Viscous Effects in Supersonic Micro-Nozzle Flow

In this study we investigate viscous flow behavior in supersonic micro-nozzles. The supersonic flow field is characterized by $Re < 1000$ so that subsonic boundary layers can occupy a significant portion of the expander section. Numerical simulations are performed for realistic monopropellant flows in both linear and bell- shaped expanders. Emphasis has been on 2-D, adiabatic nozzles under steady and transient flow conditions. Steady simulations have revealed that viscous forces degrade micro-nozzle performance on multiple fronts. First, there is the reduction in flow linked to sizeable viscous subsonic layers near the nozzle walls. Compensating for this by increasing the expander angle, however, incurs performance reduction due to large transverse velocity components at the nozzle exit.
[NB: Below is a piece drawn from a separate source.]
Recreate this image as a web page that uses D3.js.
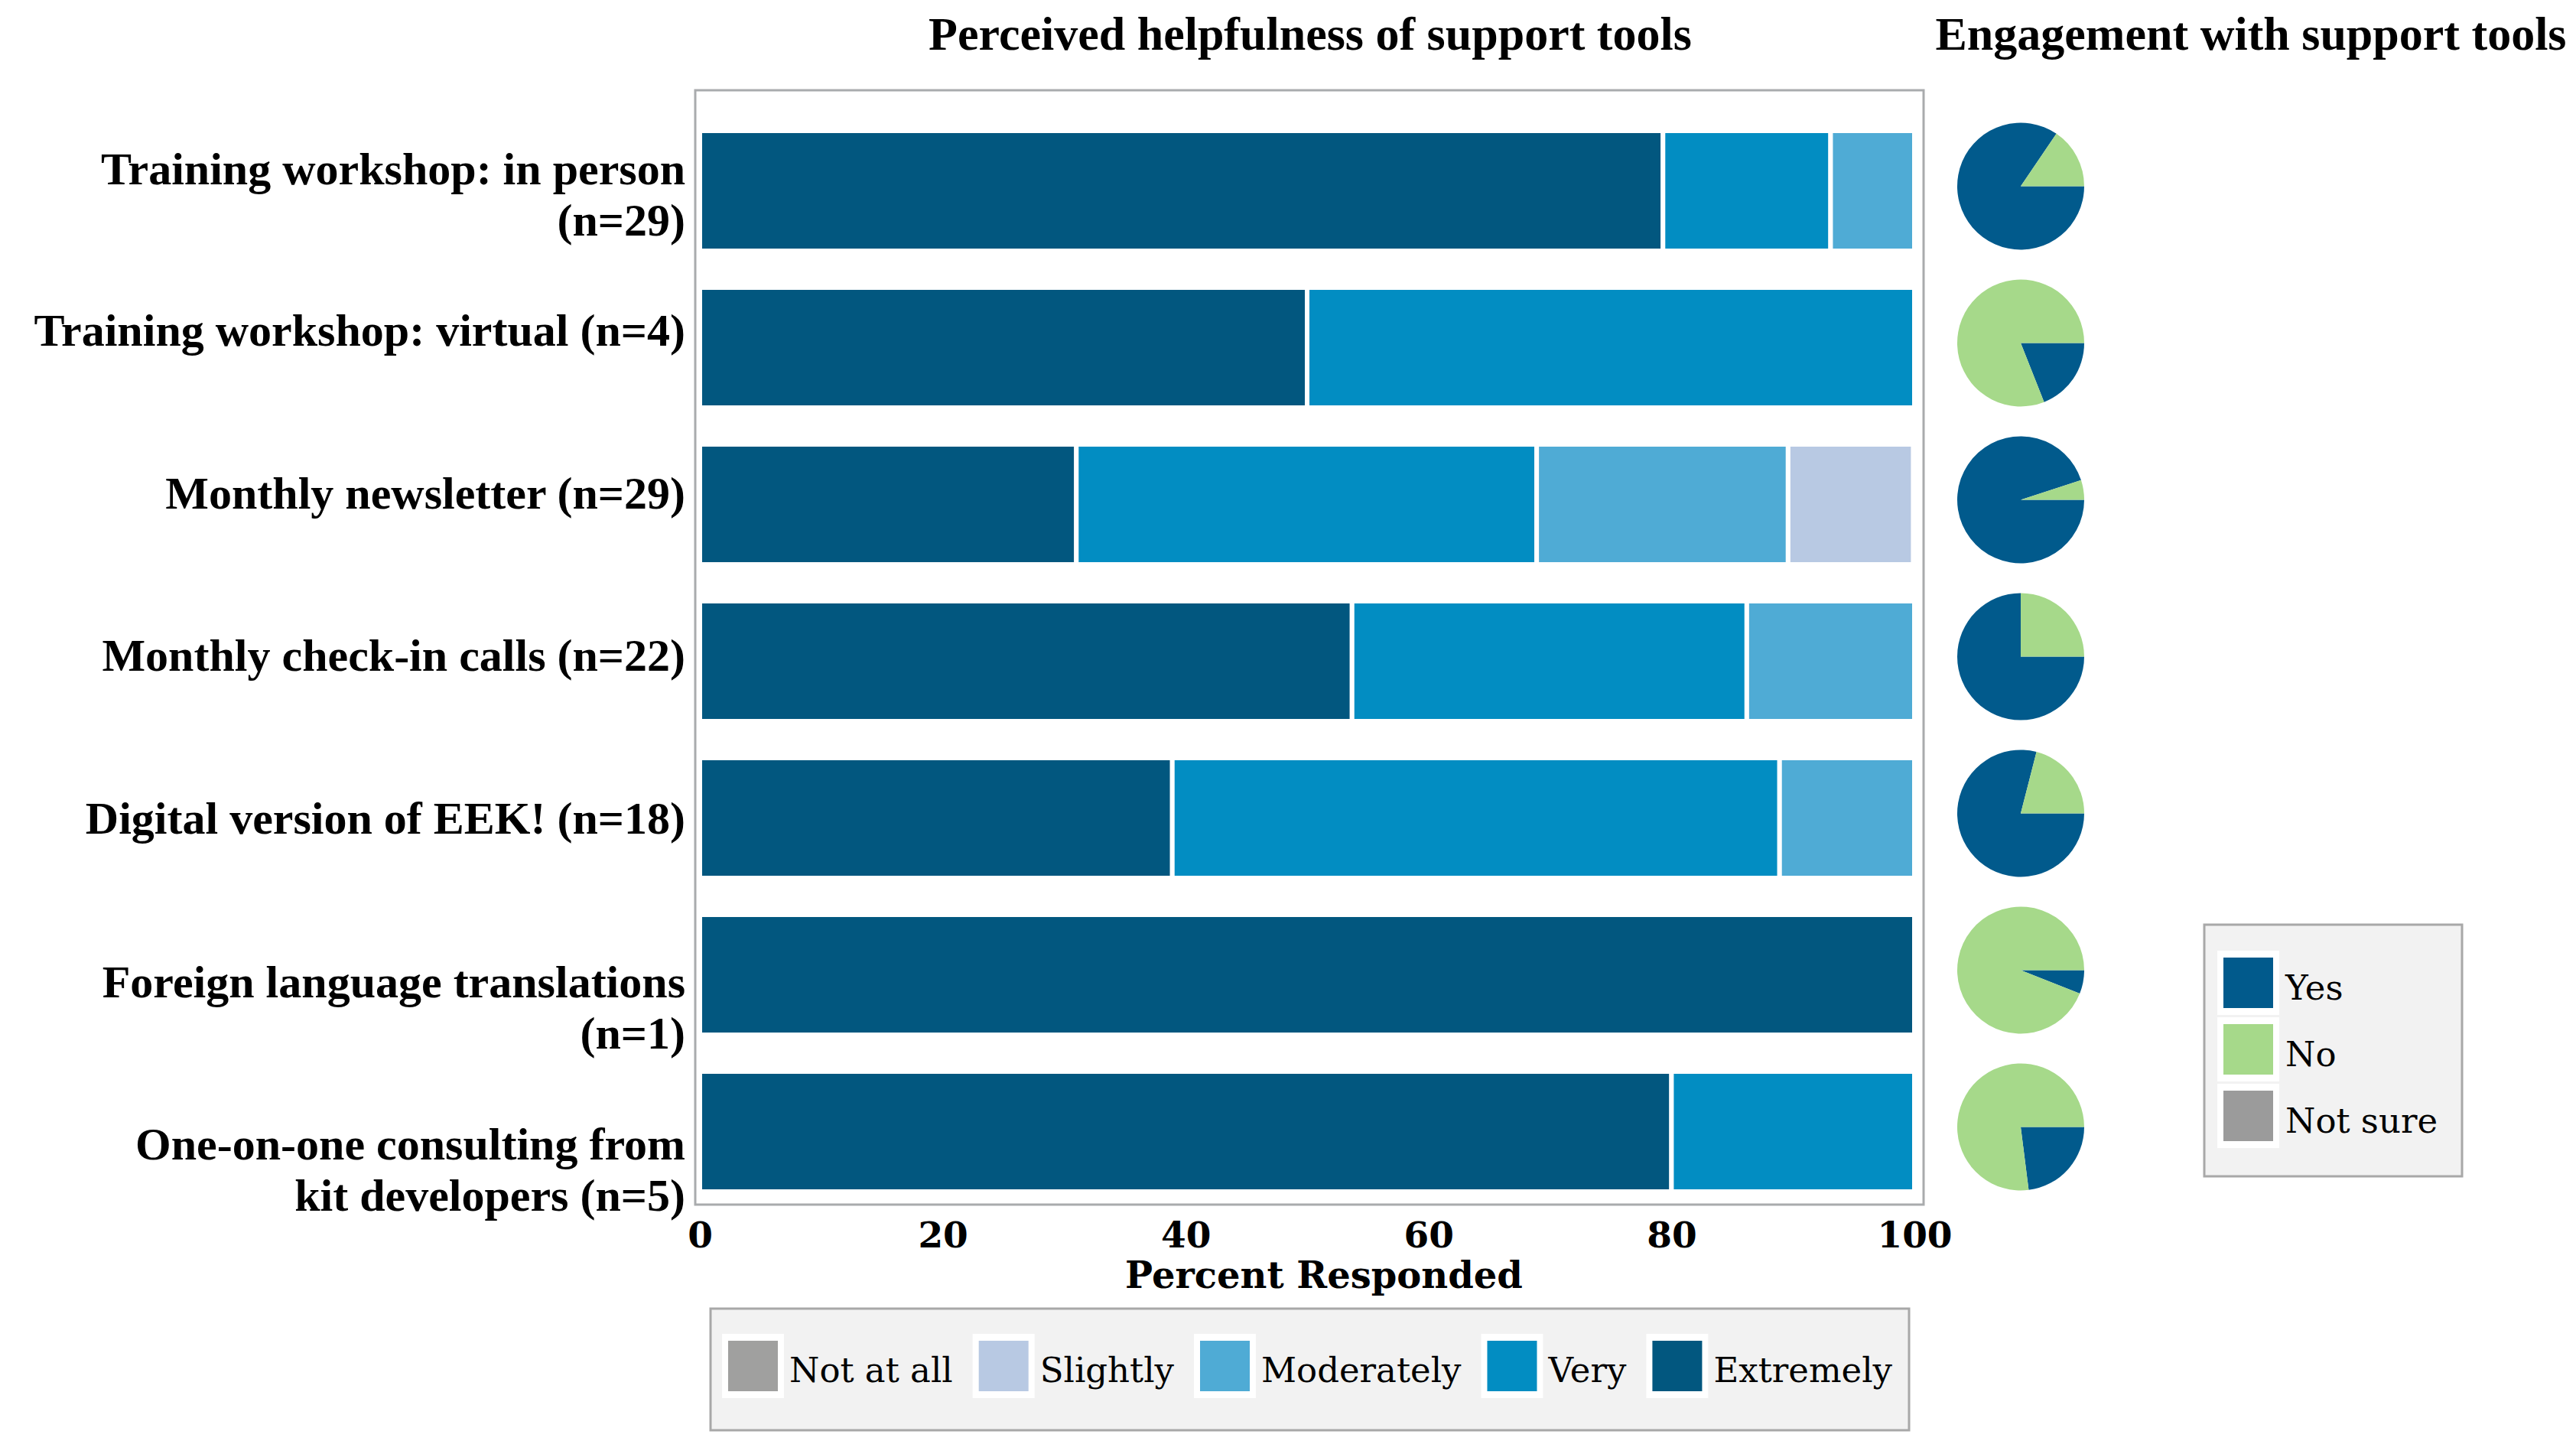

Lastly, the under-expanded exit flow in a space environment results in premature flow turning near the nozzle exit due to the upstream propagation of backpressure information via the subsonic layer. For 2-D linear nozzles an expander half-angle of approximately 30$^\circ$ maximizes thrust production-- a value roughly $2\times$ that used in macro-scale expanders. Transient simulations reveal a lag in flow response during start-up as flow inertia must initially overcome viscous forces; in contrast, no lag is observed during shut-down as viscous forces aid in the flow reduction. Additional impacts associated with 3-D geometry and heat transfer through the nozzle walls will also be discussed.